Starting on October 1, millions of Americans will begin applying for health care coverage through health insurance exchanges created under the Affordable Care Act; in New York State alone, an estimated 2.8 million uninsured will access the system. The State Board of Elections, in collaboration with Governor Andrew Cuomo, demonstrated its commitment to the voting rights of all New Yorkers by announcing that its exchange will also operate as a voter registration agency.
The potential impact of this policy cannot be overstated. Nationally, approximately one-third of those without health insurance also are not registered to vote. Applied to New York, this means that nearly a million eligible voters will have an opportunity to vote and have their voices heard.

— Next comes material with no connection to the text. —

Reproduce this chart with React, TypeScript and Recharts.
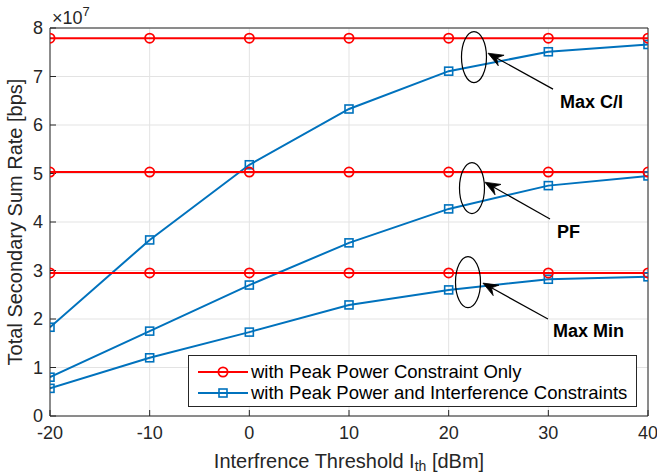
import React from 'react';
import {
  LineChart,
  Line,
  XAxis,
  YAxis,
  CartesianGrid,
  Legend,
  ReferenceDot,
  ReferenceLine,
  Label,
} from 'recharts';

// ---------------- data ----------------
const thresholds = [-20, -10, 0, 10, 20, 30, 40];
// with Peak Power Constraint Only (x 1e7 bps)
const peakMaxCI = [7.79, 7.79, 7.79, 7.79, 7.79, 7.79, 7.79];
const peakPF = [5.03, 5.03, 5.03, 5.03, 5.03, 5.03, 5.03];
const peakMaxMin = [2.95, 2.95, 2.95, 2.95, 2.95, 2.95, 2.95];
// with Peak Power and Interference Constraints (x 1e7 bps)
const interfMaxCI = [1.83, 3.63, 5.18, 6.33, 7.11, 7.51, 7.66];
const interfPF = [0.8, 1.75, 2.7, 3.57, 4.27, 4.75, 4.95];
const interfMaxMin = [0.57, 1.2, 1.73, 2.29, 2.6, 2.82, 2.87];

const xTicks = [-20, -10, 0, 10, 20, 30, 40];
const yTicks = [0, 1, 2, 3, 4, 5, 6, 7, 8];

const seriesNames = [
  'with Peak Power Constraint Only',
  'with Peak Power and Interference Constraints',
];
const schemeLabels = ['Max C/I', 'PF', 'Max Min'];
// annotation anchors in data coordinates
const ellipseCenters = [
  { x: 22.54, y: 7.4 },
  { x: 22.34, y: 4.7 },
  { x: 21.94, y: 2.76 },
];
const arrowStarts = [
  { x: 30.47, y: 6.74 },
  { x: 30.17, y: 4.06 },
  { x: 29.96, y: 2.0 },
];
const arrowTips = [
  { x: 23.95, y: 7.48 },
  { x: 23.64, y: 4.82 },
  { x: 23.44, y: 2.74 },
];
const labelAnchors = [
  { x: 31.17, y: 6.35 },
  { x: 30.87, y: 3.67 },
  { x: 30.47, y: 1.63 },
];

const data = thresholds.map((t, i) => ({
  x: t,
  pMaxCI: peakMaxCI[i],
  pPF: peakPF[i],
  pMaxMin: peakMaxMin[i],
  iMaxCI: interfMaxCI[i],
  iPF: interfPF[i],
  iMaxMin: interfMaxMin[i],
}));

// ---------------- styles ----------------
const RED = '#ff0000';
const BLUE = '#0072bd';
const AXIS = '#262626';
const GRID = '#e3e3e3';
const FONT = '"Liberation Sans", Arial, Helvetica, sans-serif';

const CircleDot = (props: any) => {
  const { cx, cy, index } = props;
  if (cx == null || cy == null) return <g key={`c${index}`} />;
  return (
    <circle key={`c${index}`} cx={cx} cy={cy} r={4.6} fill="none" stroke={RED} strokeWidth={1.8} />
  );
};

const SquareDot = (props: any) => {
  const { cx, cy, index } = props;
  if (cx == null || cy == null) return <g key={`s${index}`} />;
  return (
    <rect
      key={`s${index}`}
      x={cx - 4}
      y={cy - 4}
      width={8}
      height={8}
      fill="none"
      stroke={BLUE}
      strokeWidth={1.6}
    />
  );
};

const EllipseShape = (props: any) => {
  const { cx, cy } = props;
  return <ellipse cx={cx} cy={cy} rx={12.5} ry={25.5} fill="none" stroke="#000" strokeWidth={1.2} />;
};

const makeTextShape = (txt: string) => (props: any) => {
  const { cx, cy } = props;
  return (
    <text x={cx} y={cy} fontFamily={FONT} fontSize={18} fontWeight="bold" fill="#000" textAnchor="start">
      {txt}
    </text>
  );
};

const ArrowShape = (props: any) => {
  const { x1, y1, x2, y2 } = props;
  if ([x1, y1, x2, y2].some((v) => v == null || isNaN(v))) return <g />;
  const ang = Math.atan2(y2 - y1, x2 - x1);
  const c = Math.cos(ang);
  const s = Math.sin(ang);
  const len = 15;
  const w = 6;
  const bx = x2 - len * c;
  const by = y2 - len * s;
  const nx = x2 - len * 0.65 * c;
  const ny = y2 - len * 0.65 * s;
  const pts = [
    [x2, y2],
    [bx + w * s, by - w * c],
    [nx, ny],
    [bx - w * s, by + w * c],
  ]
    .map((p) => p.join(','))
    .join(' ');
  return (
    <g>
      <line x1={x1} y1={y1} x2={nx} y2={ny} stroke="#000" strokeWidth={1.2} />
      <polygon points={pts} fill="#000" stroke="#000" strokeWidth={0.8} />
    </g>
  );
};

const ExpShape = (props: any) => {
  const { cx, cy } = props;
  return (
    <text x={cx + 2} y={cy - 4} fontFamily={FONT} fontSize={18} fill={AXIS}>
      ×10
      <tspan fontSize={13} dy={-8}>
        7
      </tspan>
    </text>
  );
};

const YTitle = (props: any) => {
  const vb = props.viewBox || { x: 10, y: 28, width: 40, height: 388 };
  const x = vb.x + 12;
  const y = vb.y + vb.height / 2;
  return (
    <text
      x={x}
      y={y}
      transform={`rotate(-90, ${x}, ${y})`}
      textAnchor="middle"
      fontFamily={FONT}
      fontSize={20}
      fill={AXIS}
    >
      Total Secondary Sum Rate [bps]
    </text>
  );
};

const XTitle = (props: any) => {
  const vb = props.viewBox || { x: 50, y: 416, width: 598, height: 50 };
  const x = vb.x + vb.width / 2;
  const y = vb.y + 51.5;
  return (
    <text x={x} y={y} textAnchor="middle" fontFamily={FONT} fontSize={20} fill={AXIS}>
      Interfrence Threshold I
      <tspan fontSize={14} dy={3.5}>
        th
      </tspan>
      <tspan dy={-3.5}> [dBm]</tspan>
    </text>
  );
};

const LegendBox = () => (
  <div
    style={{
      width: 447,
      height: 50,
      border: `1px solid ${AXIS}`,
      background: '#fff',
      fontFamily: FONT,
      fontSize: 18.5,
      color: '#000',
      position: 'relative',
    }}
  >
    {seriesNames.map((name, i) => (
      <div
        key={name}
        style={{
          position: 'absolute',
          left: 9,
          top: i === 0 ? 5 : 26,
          height: 22,
          display: 'flex',
          alignItems: 'center',
          whiteSpace: 'nowrap',
        }}
      >
        <svg width={50} height={22} style={{ display: 'block' }}>
          <line x1={0} y1={11} x2={50} y2={11} stroke={i === 0 ? RED : BLUE} strokeWidth={2} />
          {i === 0 ? (
            <circle cx={25} cy={11} r={4.6} fill="none" stroke={RED} strokeWidth={1.8} />
          ) : (
            <rect x={21} y={7} width={8} height={8} fill="none" stroke={BLUE} strokeWidth={1.6} />
          )}
        </svg>
        <span style={{ marginLeft: 3, lineHeight: '22px' }}>{name}</span>
      </div>
    ))}
  </div>
);

export default function App() {
  return (
    <div style={{ position: 'absolute', left: 0, top: 0, width: 657, height: 473, background: '#fff' }}>
      <LineChart
        width={657}
        height={473}
        data={data}
        margin={{ top: 28, right: 9, bottom: 7, left: 10 }}
        style={{ fontFamily: FONT }}
      >
        <CartesianGrid xAxisId="b" yAxisId="l" stroke={GRID} strokeWidth={1} />
        <XAxis
          xAxisId="b"
          dataKey="x"
          type="number"
          domain={[-20, 40]}
          ticks={xTicks}
          height={50}
          stroke={AXIS}
          tickSize={-6}
          tickMargin={16}
          tick={{ fontSize: 18, fill: AXIS, fontFamily: FONT }}
          allowDataOverflow
        >
          <Label content={XTitle} />
        </XAxis>
        <XAxis
          xAxisId="t"
          dataKey="x"
          type="number"
          orientation="top"
          domain={[-20, 40]}
          ticks={xTicks}
          height={0}
          stroke={AXIS}
          tickSize={-6}
          tick={false}
          allowDataOverflow
        />
        <YAxis
          yAxisId="l"
          type="number"
          domain={[0, 8]}
          ticks={yTicks}
          width={40}
          stroke={AXIS}
          tickSize={-6}
          tickMargin={13}
          tick={{ fontSize: 18, fill: AXIS, fontFamily: FONT }}
          allowDataOverflow
        >
          <Label content={YTitle} />
        </YAxis>
        <YAxis
          yAxisId="r"
          type="number"
          orientation="right"
          domain={[0, 8]}
          ticks={yTicks}
          width={0}
          stroke={AXIS}
          tickSize={-6}
          tick={false}
          allowDataOverflow
        />

        <ReferenceLine xAxisId="b" yAxisId="l" y={8} stroke={AXIS} strokeWidth={1} ifOverflow="visible" />
        <ReferenceLine xAxisId="b" yAxisId="l" x={40} stroke={AXIS} strokeWidth={1} ifOverflow="visible" />

        <Line xAxisId="b" yAxisId="l" dataKey="iMaxCI" stroke={BLUE} strokeWidth={2} dot={SquareDot} isAnimationActive={false} legendType="none" />
        <Line xAxisId="b" yAxisId="l" dataKey="iPF" stroke={BLUE} strokeWidth={2} dot={SquareDot} isAnimationActive={false} legendType="none" />
        <Line xAxisId="b" yAxisId="l" dataKey="iMaxMin" stroke={BLUE} strokeWidth={2} dot={SquareDot} isAnimationActive={false} legendType="none" />
        <Line xAxisId="b" yAxisId="l" dataKey="pMaxCI" stroke={RED} strokeWidth={2} dot={CircleDot} isAnimationActive={false} legendType="none" />
        <Line xAxisId="b" yAxisId="l" dataKey="pPF" stroke={RED} strokeWidth={2} dot={CircleDot} isAnimationActive={false} legendType="none" />
        <Line xAxisId="b" yAxisId="l" dataKey="pMaxMin" stroke={RED} strokeWidth={2} dot={CircleDot} isAnimationActive={false} legendType="none" />

        {ellipseCenters.map((c, i) => (
          <ReferenceDot
            key={`e${i}`}
            xAxisId="b"
            yAxisId="l"
            x={c.x}
            y={c.y}
            ifOverflow="visible"
            shape={EllipseShape}
          />
        ))}
        {arrowStarts.map((s, i) => (
          <ReferenceLine
            key={`a${i}`}
            xAxisId="b"
            yAxisId="l"
            segment={[s, arrowTips[i]]}
            ifOverflow="visible"
            shape={ArrowShape}
          />
        ))}
        {labelAnchors.map((p, i) => (
          <ReferenceDot
            key={`t${i}`}
            xAxisId="b"
            yAxisId="l"
            x={p.x}
            y={p.y}
            ifOverflow="visible"
            shape={makeTextShape(schemeLabels[i])}
          />
        ))}
        <ReferenceDot xAxisId="b" yAxisId="l" x={-20} y={8} ifOverflow="visible" shape={ExpShape} />

        <Legend
          layout="vertical"
          align="center"
          verticalAlign="middle"
          content={LegendBox}
          wrapperStyle={{ position: 'absolute', left: 188, top: 355, width: 449, height: 52 }}
        />
      </LineChart>
    </div>
  );
}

This makes New York the second state—with California paving the way—to offer voter registration to Americans signing up for health insurance. This important win for democracy didn't just come out of nowhere. Congress enacted the National Voter Registration Act of 1993, also known as the "motor voter law," to make voter registration more accessible. The law requires DMVs, public assistance offices, agencies offering services to people with disabilities, and other governmental agencies to offer voter registration. In New York, NVRA voter registration agencies include veterans' aid offices, universities, and now, health insurance exchanges.
Because voting is essential to our democracy, the ACLU calls on all states with state-based exchanges to follow California and New York's lead—and the law—and incorporate voter registration as part of the health insurance application process. States should take advantage of this unprecedented opportunity to expand access to millions of eligible voters.